Gegen diesen Entscheid erhob die Ver­sicherung Beschw­erde vor Bun­des­gericht. Gegen den Entscheid der Vorin­stanz wen­dete sie u.a. ein, dass der Arbeit­nehmer kein­er Umschu­lung bedürfe, da er diese bere­its im Sep­tem­ber 2011 mit sehr gutem Erfolg abgeschlossen habe. Es habe auch kein aufzulösendes Arbeitsver­hält­nis bestanden, welch­es die Über­gangs­frist recht­fer­tige. Es wäre vielmehr am Arbeit­nehmer gewe­sen, im Rah­men sein­er Schaden­min­derungspflicht gemäss Art. 61 Abs. 1 VVG (konkretisiert in Art. 10 Zif­fer 3 lit. b. AB) seine Ansprüche gegenüber der Arbeit­slosen­ver­sicherung – der zuständi­gen Sozialver­sicherungsstelle – anzumelden.

Das Bun­des­gericht erwog, dass es sich bei der Bemes­sung der Über­gangs­frist für einen Beruf­swech­sel um einen Ermessensentscheid han­dle, den das Bun­des­gericht grund­sät­zlich frei prüft, wobei es nur in Aus­nah­me­fällen ein­schre­ite (E. 3.3.1). Es bestätigte die Aus­führun­gen der Vorin­stanz und ver­warf die Rüge der Versicherung:

Zusam­men mit der Abmah­nung zum Beruf­swech­sel muss dem Ver­sicherten eine angemessene Über­gangs­frist eingeräumt wer­den, während der­er er sich anpassen und eine neue Stelle find­en kann. Wie die Vorin­stanz zu Recht fes­thält, hat sich in der sozialver­sicherungsrechtlichen Recht­sprechung dies­bezüglich eine Frist von 3–5 Monat­en etabliert, welche auch im Rah­men von Kranken­taggeld­ver­sicherun­gen Gültigkeit beansprucht […]. (E. 3.3.2)

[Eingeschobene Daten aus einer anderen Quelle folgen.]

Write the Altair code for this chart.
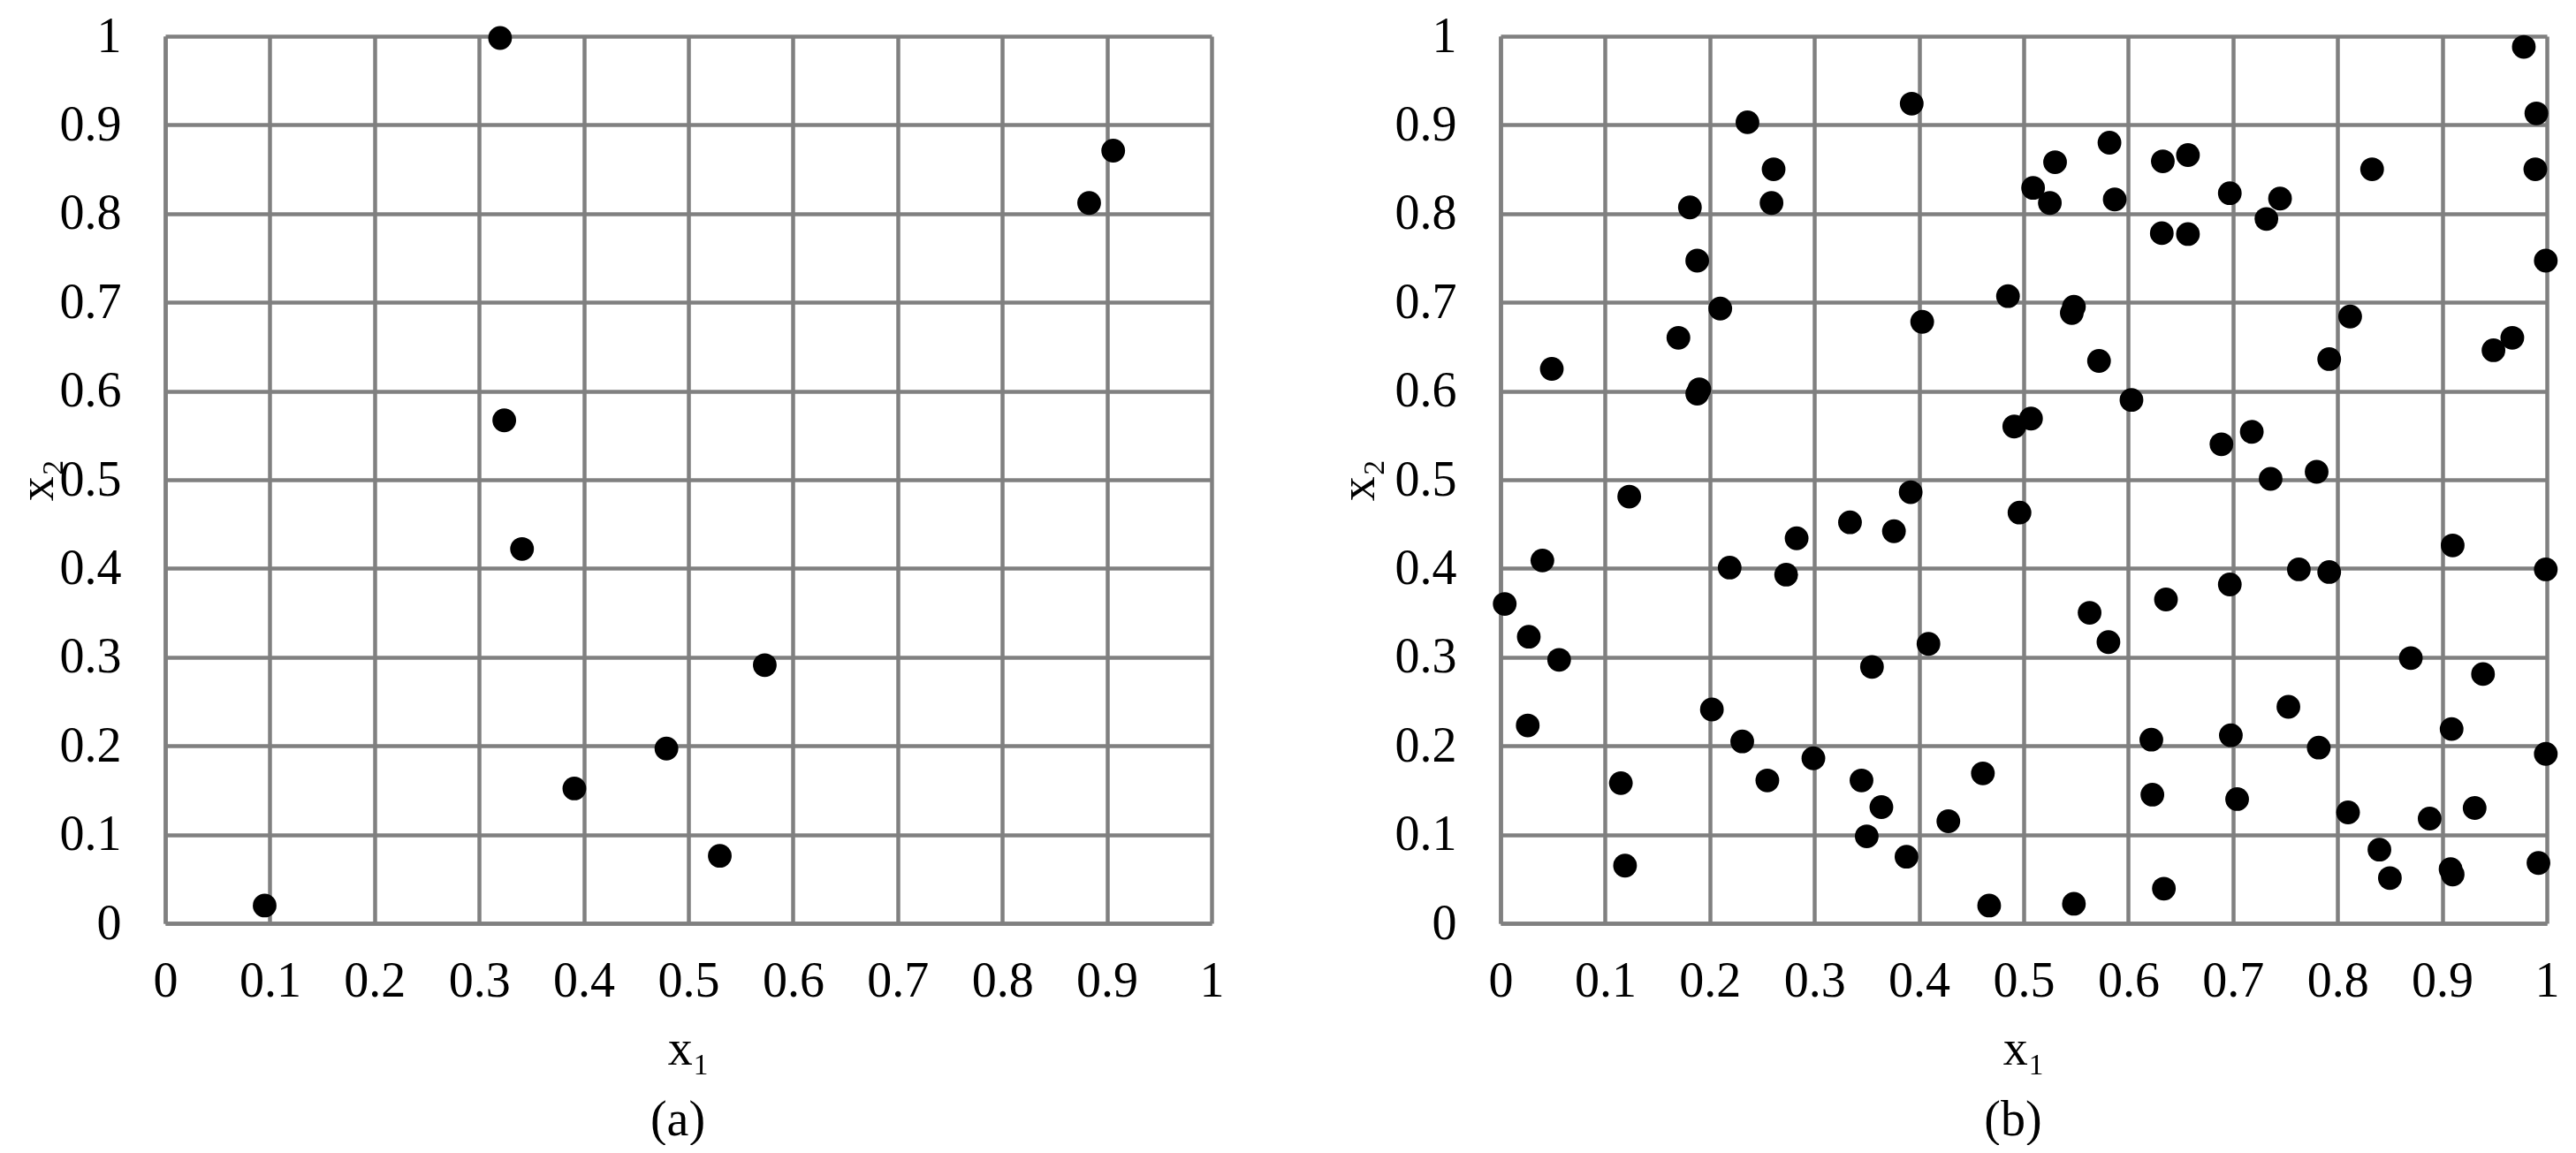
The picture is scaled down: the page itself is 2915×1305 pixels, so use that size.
import altair as alt
import pandas as pd

# Panel (a) sample points
a_x1 = [0.320, 0.906, 0.883, 0.324, 0.341, 0.573, 0.479, 0.391, 0.530, 0.095]
a_x2 = [0.998, 0.871, 0.812, 0.567, 0.422, 0.291, 0.197, 0.152, 0.076, 0.020]

# Panel (b) sample points
b_x1 = [0.393, 0.236, 0.261, 0.259, 0.181, 0.188, 0.210, 0.170, 0.049, 0.190,
        0.188, 0.403, 0.485, 0.491, 0.507, 0.978, 0.990, 0.989, 0.999, 0.833,
        0.530, 0.582, 0.509, 0.525, 0.587, 0.633, 0.657, 0.697, 0.745, 0.732,
        0.632, 0.657, 0.548, 0.546, 0.572, 0.812, 0.792, 0.949, 0.967, 0.603,
        0.689, 0.718, 0.736, 0.780, 0.123, 0.392, 0.496, 0.334, 0.376, 0.283,
        0.040, 0.219, 0.273, 0.004, 0.027, 0.056, 0.409, 0.355, 0.026, 0.202,
        0.231, 0.299, 0.115, 0.255, 0.345, 0.461, 0.364, 0.428, 0.350, 0.388,
        0.119, 0.467, 0.910, 0.763, 0.792, 0.999, 0.697, 0.636, 0.563, 0.581,
        0.870, 0.939, 0.753, 0.909, 0.622, 0.698, 0.782, 0.999, 0.623, 0.704,
        0.810, 0.888, 0.931, 0.840, 0.850, 0.908, 0.910, 0.992, 0.634, 0.548]
b_x2 = [0.924, 0.903, 0.850, 0.812, 0.807, 0.747, 0.693, 0.660, 0.625, 0.602,
        0.597, 0.678, 0.707, 0.560, 0.569, 0.988, 0.913, 0.850, 0.747, 0.850,
        0.858, 0.880, 0.829, 0.812, 0.816, 0.859, 0.866, 0.823, 0.817, 0.794,
        0.778, 0.777, 0.695, 0.688, 0.634, 0.684, 0.636, 0.646, 0.660, 0.590,
        0.540, 0.554, 0.501, 0.509, 0.481, 0.486, 0.463, 0.452, 0.442, 0.434,
        0.409, 0.401, 0.393, 0.360, 0.323, 0.297, 0.315, 0.289, 0.223, 0.241,
        0.205, 0.186, 0.158, 0.161, 0.161, 0.169, 0.131, 0.115, 0.098, 0.075,
        0.065, 0.020, 0.426, 0.399, 0.396, 0.399, 0.382, 0.365, 0.350, 0.317,
        0.299, 0.281, 0.244, 0.219, 0.207, 0.212, 0.198, 0.191, 0.145, 0.140,
        0.125, 0.118, 0.130, 0.083, 0.051, 0.061, 0.055, 0.068, 0.039, 0.022]

tick_values = [0, 0.1, 0.2, 0.3, 0.4, 0.5, 0.6, 0.7, 0.8, 0.9, 1]
panel_labels = ["(a)", "(b)"]

FONT = "Liberation Serif"
FS = 56
GRID = "#808080"


def panel(xs, ys, label, y_title_pad):
    df = pd.DataFrame({"x1": xs, "x2": ys})
    x_axis = alt.Axis(values=tick_values, format="~g", title="x\u2081",
                      labelPadding=38, titlePadding=22, labelFlush=False,
                      labelOverlap=False)
    y_axis = alt.Axis(values=tick_values, format="~g", title="x\u2082",
                      labelPadding=50, titlePadding=y_title_pad, labelOverlap=False)
    return alt.Chart(df).mark_circle(size=720, color="black", opacity=1).encode(
        x=alt.X("x1:Q", scale=alt.Scale(domain=[0, 1], nice=False, zero=False), axis=x_axis),
        y=alt.Y("x2:Q", scale=alt.Scale(domain=[0, 1], nice=False, zero=False), axis=y_axis),
    ).properties(
        width=1184, height=1004,
        title=alt.TitleParams(text=label, orient="bottom", anchor="middle", frame="group",
                              font=FONT, fontSize=FS, fontWeight="normal", color="black",
                              offset=26, dx=-12),
    )


chart = alt.hconcat(
    panel(a_x1, a_x2, panel_labels[0], -4),
    panel(b_x1, b_x2, panel_labels[1], 12),
    spacing=124,
).properties(
    padding={"left": 6, "top": 5, "right": 0, "bottom": 0},
).configure_view(stroke=None).configure_axis(
    grid=True, gridColor=GRID, gridWidth=4.5, gridOpacity=1,
    domainColor=GRID, domainWidth=4.5, ticks=False,
    labelFont=FONT, labelFontSize=FS, labelColor="black",
    titleFont=FONT, titleFontSize=FS, titleFontWeight="normal", titleColor="black",
)

chart.save("out.html", embed_options={"renderer": "svg", "actions": False})
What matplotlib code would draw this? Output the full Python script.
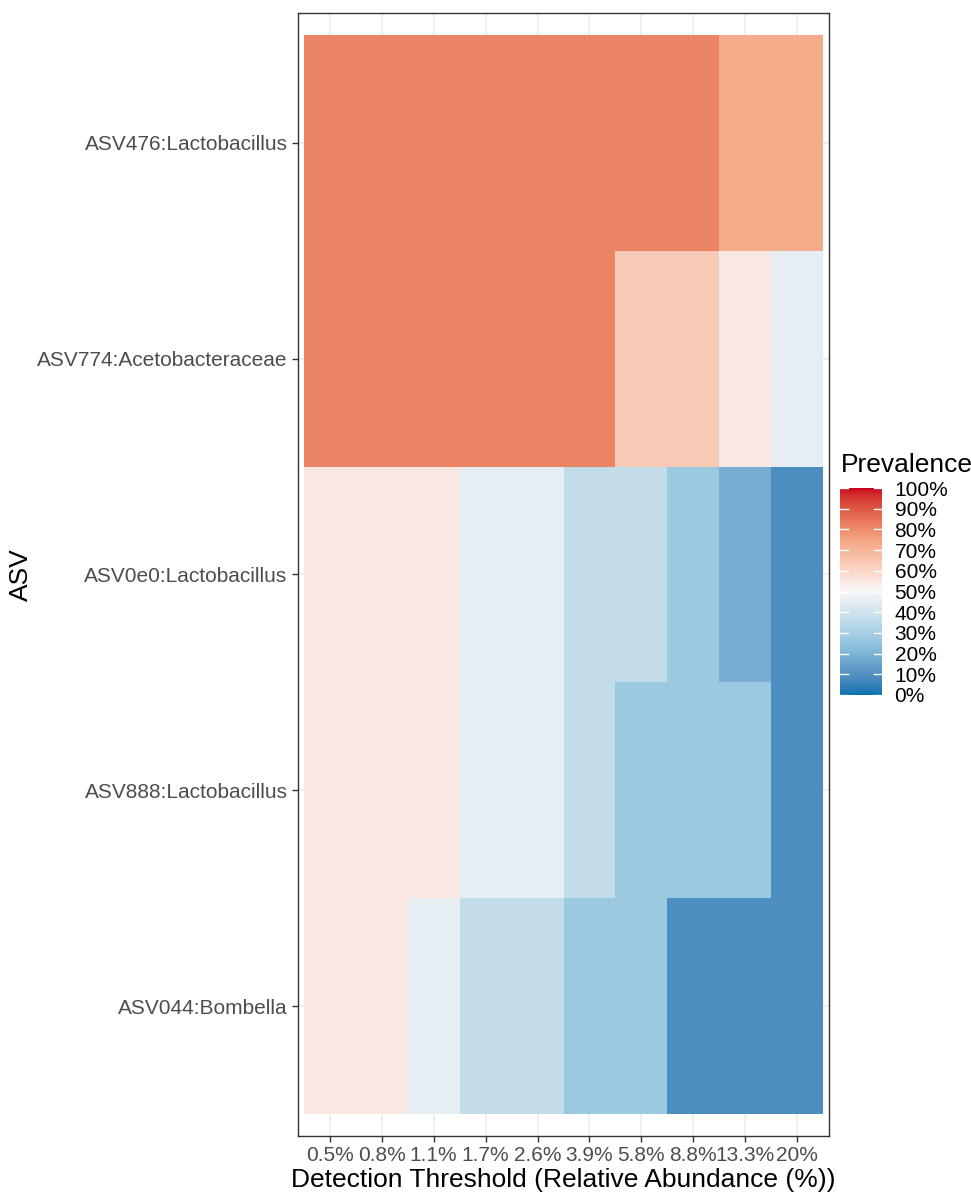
import numpy as np
import matplotlib
matplotlib.use("Agg")
import matplotlib.pyplot as plt
from matplotlib import colors

plt.rcParams['font.family'] = ['Liberation Sans', 'DejaVu Sans']

# thresholds (x) and taxa (y, top to bottom)
thresholds = ['0.5%', '0.8%', '1.1%', '1.7%', '2.6%', '3.9%', '5.8%', '8.8%', '13.3%', '20%']
asvs = ['ASV476:Lactobacillus', 'ASV774:Acetobacteraceae', 'ASV0e0:Lactobacillus',
        'ASV888:Lactobacillus', 'ASV044:Bombella']

# prevalence (%) per taxon, one value per threshold
asv476 = [81.8, 81.8, 81.8, 81.8, 81.8, 81.8, 81.8, 81.8, 72.7, 72.7]
asv774 = [81.8, 81.8, 81.8, 81.8, 81.8, 81.8, 63.6, 63.6, 54.5, 45.5]
asv0e0 = [54.5, 54.5, 54.5, 45.5, 45.5, 36.4, 36.4, 27.3, 18.2, 9.1]
asv888 = [54.5, 54.5, 54.5, 45.5, 45.5, 36.4, 27.3, 27.3, 27.3, 9.1]
asv044 = [54.5, 54.5, 45.5, 36.4, 36.4, 27.3, 27.3, 9.1, 9.1, 9.1]

legend_ticks = [0, 10, 20, 30, 40, 50, 60, 70, 80, 90, 100]
stops = ['#0571B0', '#92C5DE', '#F7F7F7', '#F4A582', '#CA0020']


# colour ramp interpolated in CIELAB space, like ggplot's gradientn
WHITE = np.array([0.95047, 1.0, 1.08883])
M = np.array([[0.4124564, 0.3575761, 0.1804375],
              [0.2126729, 0.7151522, 0.0721750],
              [0.0193339, 0.1191920, 0.9503041]])


def to_lab(rgb):
    c = np.asarray(rgb, dtype=float)
    lin = np.where(c <= 0.04045, c / 12.92, ((c + 0.055) / 1.055) ** 2.4)
    xyz = M @ lin / WHITE
    d = 6 / 29
    f = np.where(xyz > d ** 3, np.cbrt(xyz), xyz / (3 * d * d) + 4 / 29)
    return np.array([116 * f[1] - 16, 500 * (f[0] - f[1]), 200 * (f[1] - f[2])])


def from_lab(lab):
    L, a, b = lab
    fy = (L + 16) / 116
    fx = fy + a / 500
    fz = fy - b / 200
    d = 6 / 29
    f = np.array([fx, fy, fz])
    xyz = np.where(f > d, f ** 3, 3 * d * d * (f - 4 / 29)) * WHITE
    lin = np.linalg.solve(M, xyz)
    lin = np.clip(lin, 0, 1)
    c = np.where(lin <= 0.0031308, 12.92 * lin, 1.055 * lin ** (1 / 2.4) - 0.055)
    return np.clip(c, 0, 1)


labs = [to_lab(colors.to_rgb(s)) for s in stops]
pos = np.linspace(0, 1, len(stops))
ramp = []
for t in np.linspace(0, 1, 256):
    i = min(int(t * (len(stops) - 1)), len(stops) - 2)
    u = (t - pos[i]) / (pos[i + 1] - pos[i])
    ramp.append(from_lab(labs[i] * (1 - u) + labs[i + 1] * u))
cmap = colors.ListedColormap(ramp)
norm = colors.Normalize(vmin=0, vmax=100)

prev = np.array([asv476, asv774, asv0e0, asv888, asv044])

fig = plt.figure(figsize=(9.71, 11.95), dpi=100)
ax = fig.add_axes([298 / 971, 1 - 1136 / 1195, 531 / 971, 1123 / 1195])

ax.set_axisbelow(True)
ax.grid(color='#EBEBEB', lw=1.1)
ax.pcolormesh(np.arange(len(thresholds) + 1) - 0.5, np.arange(len(asvs) + 1) - 0.5, prev,
              cmap=cmap, norm=norm, edgecolors='face', linewidth=0)
ax.set_xlim(-0.61, len(thresholds) - 0.39)
ax.set_ylim(len(asvs) - 0.4, -0.6)

ax.set_xticks(range(len(thresholds)))
ax.set_xticklabels(thresholds)
ax.set_yticks(range(len(asvs)))
ax.set_yticklabels(asvs)
ax.tick_params(length=4.5, width=1.0, color='#333333', labelsize=15, labelcolor='#4D4D4D', pad=3)
for sp in ax.spines.values():
    sp.set_color('#333333')
    sp.set_linewidth(1.0)

ax.set_xlabel('Detection Threshold (Relative Abundance (%))', fontsize=19, labelpad=2)
ax.set_ylabel('ASV', fontsize=19)
ax.yaxis.set_label_coords(-0.50, 0.5)

# legend colour bar
cax = fig.add_axes([840 / 971, 1 - 695 / 1195, 42 / 971, 207 / 1195])
cb = fig.colorbar(plt.cm.ScalarMappable(norm=norm, cmap=cmap), cax=cax)
cb.outline.set_visible(False)
cb.set_ticks(legend_ticks)
cb.set_ticklabels([f'{v}%' for v in legend_ticks])
cax.tick_params(length=0, labelsize=15, pad=9)
for v in legend_ticks:
    cax.plot([0, 0.2], [v, v], color='white', lw=1, transform=cax.get_yaxis_transform())
    cax.plot([0.8, 1], [v, v], color='white', lw=1, transform=cax.get_yaxis_transform())
fig.text(841 / 971, 1 - 465 / 1195, 'Prevalence', fontsize=19, ha='left', va='center')

fig.savefig('out.png', dpi=100)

[Die] zu gewährende Über­gangs­frist dient nicht nur der Umschu­lung, son­dern vielmehr generell der Anpas­sung und Stel­len­suche […]. Aus dem Zweck der Über­gangs­frist fol­gt, dass während dieser Frist Taggelder weit­er­hin gemäss der Arbeit­sun­fähigkeit im anges­tammten Beruf zu leis­ten sind […]. (E. 3.3.3)

In Bezug auf das Vor­brin­gen der Ver­sicherung, der Arbeit­nehmer hätte sich bei der Arbeit­slosen­ver­sicherung melden müssen, erwog das Bun­des­gericht, dass nach Art. 28 Abs. 2 AVIG auch pri­vate Kranken­taggelder von der Arbeit­slose­nentschädi­gung abge­zo­gen wer­den, sodass die Rüge fehlge­he. Die zu gewährende Über­gangs­frist von prax­is­gemäss 3–5 Monat­en könne jeden­falls vor­liegend nicht mit dem Argu­ment unter­schrit­ten wer­den, die Ver­sicherung hätte den Arbeit­nehmer der Arbeit­slosen­ver­sicherung zuweisen kön­nen. Auf jeden Fall mache die Ver­sicherung nicht rechts­genü­gend gel­tend, der Arbeit­nehmer hätte den Beruf­swech­sel bzw. die Erzielung von Erwerb­seinkom­men tor­pediert (E. 3.3.4).